First published:
2012
ISBN: 978-608-261-105-1
Pages: 203
Format:
Cover: Paperback
Language: Macedonian
Translations: Slovenian, Hungarian, Bulgarian, Serbian, English, German, Croatian, Czech, Italian, Romanian, Albanian, Greek. Excerpts available in French and Portuguese.
Genre: Fiction, novel
Synopsis
Zlata and Srebra are twelve-year-old twins conjoined at the head. "A Spare Life" tells the story of their childhood, from their only friend Roze to their neighbor Bogdan, so poor that he one day must eat his pet rabbit. Treated as freaks and outcasts—even by their own family—the twins just want to be normal girls. But after an incident that almost destroys their bond as sisters, they fly to London, determined to be surgically separated. Will this be their liberation, or only more tightly ensnare them? The metaphor of their separation is also a metaphor of the separation of the Yugoslav republics.
Reviews
"A Spare life" belongs to the best novels written not only in Macedonia, but also in the entire former Yugoslavia in the 21st century. The storytelling mastery of the author leaves the reader breathless as the years unfold in front of us in which they rise and fall. the personal lives of the heroes are falling apart, as well as the country in which they used to live.
Nenad Šaponja
"A Spare Life" by the Macedonian author Lidija Dimkovska is my novel-discovery for this year.

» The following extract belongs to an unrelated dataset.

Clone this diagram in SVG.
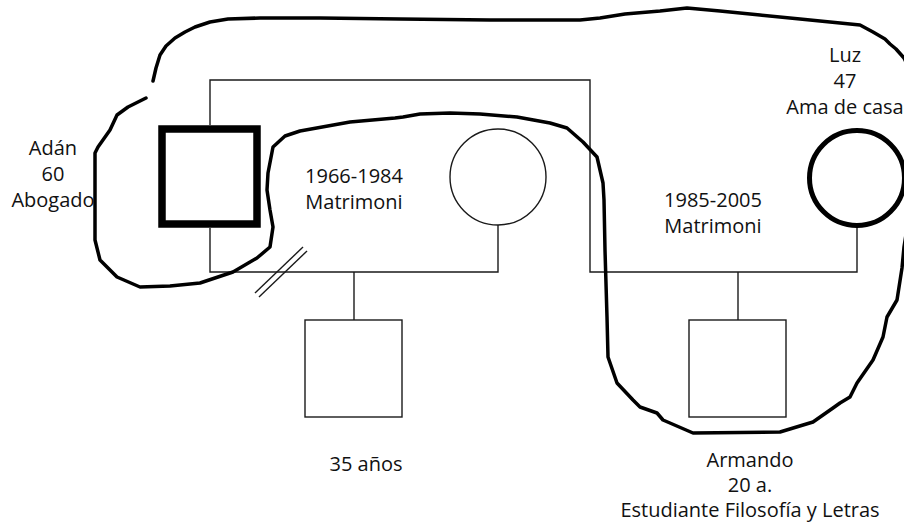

I will not hesitate to compare it with Tolstoy and his Anna Karenina - according to the standard of storytelling, according to the probing of the depths of the soul and according to the quiet humility before the tragedy before which we occasionally look down from the page and direct it somewhere out the window...
Margarita Boicheva
"A Spare Life" is a rare insightful work – both political and personal – and with its masterful writing and epic scope it is sure to establish itself as an enduring work in world literature.